Ощущение большой значимости матери или замещающего её персонажа подтверждается девятью вариантами сказаний данной сюжетной группы, где главой донбеттыров выступает только мать без какого-либо упоминания отца-правителя. Сюда же примыкают три варианта, в которых мать замещают сёстры, причём в одном из них говорится, что за столом они сидят «выше» братьев, то есть занимают более высокое положение во внутрисемейной иерархии. Из оставшихся двух вариантов в одном героя встречают мать и отец, а в другом о родителях раненой девушки и вовсе нет никаких упоминаний.
Бледная и схематичная фигура отца несопоставима с образом властной матери донбеттыров. В ряде вариантов имеются описания её выдающейся внешности, правда, диаметрально противоположного характера. В одном случае мать донбеттыров предстаёт несравненной красавицей: æ кондæн дæр, æ уиндæн дæр æмбал н'адтæй («не было ей равных в стройности и красоте»).
Наиболее очевидное сходство матери донбеттыров и лягушки иранского мифа - их гигантские размеры. Сказитель называет мать донбеттыров великаншей, сравнивает её с горным кряжем, а противница иранского Гокарна - самое крупное из творений Ахримана. Её огромная величина характеризуется необычной способностью раскусывать надвое едва ли не все создания Ормазда. Похожей чертой наделяется и мать донбеттыров, встретившая Ахсартага не очень дружелюбными словами: («Съела бы я тебя, сгодился бы ты мне, чтобы поковырять тобой в зубах»). И в это легко поверить, учитывая имеющееся во всех вариантах описание её чудовищных клыков.

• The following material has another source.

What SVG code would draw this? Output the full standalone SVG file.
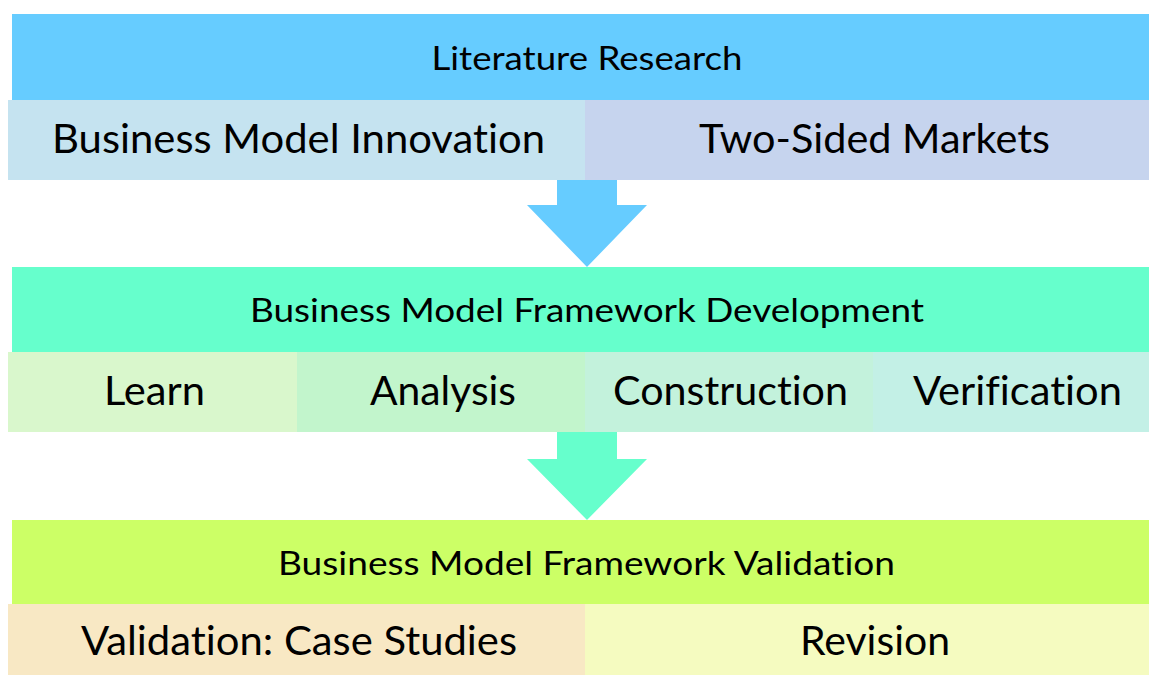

При всех своих устрашающих характеристиках мать донбеттыров не обнаруживает каких-либо явных признаков зооморфизма. Однако её дочь (иначе - ипостась, воспринявшая некоторые её функции) определённо такими чертами обладает, выступая в образе разных представителей водной фауны. В одном варианте дочь Уазыхъхъ сравнивается с рыбой, а её имя - Кæсагуыр - означает «имеющая тело рыбы» и может указывать, как на способность превращаться в рыбу, так и на устойчивое зооморфное обличье. Ещё более важен другой вариант, в котором она выступает в виде лягушки (6, т. III, с. 291), что позволяет допустить (хотя и опосредованно, через дочь) возможность такого же зооморфного воплощения и для матери донбеттыров... (Дарчиев А. В.).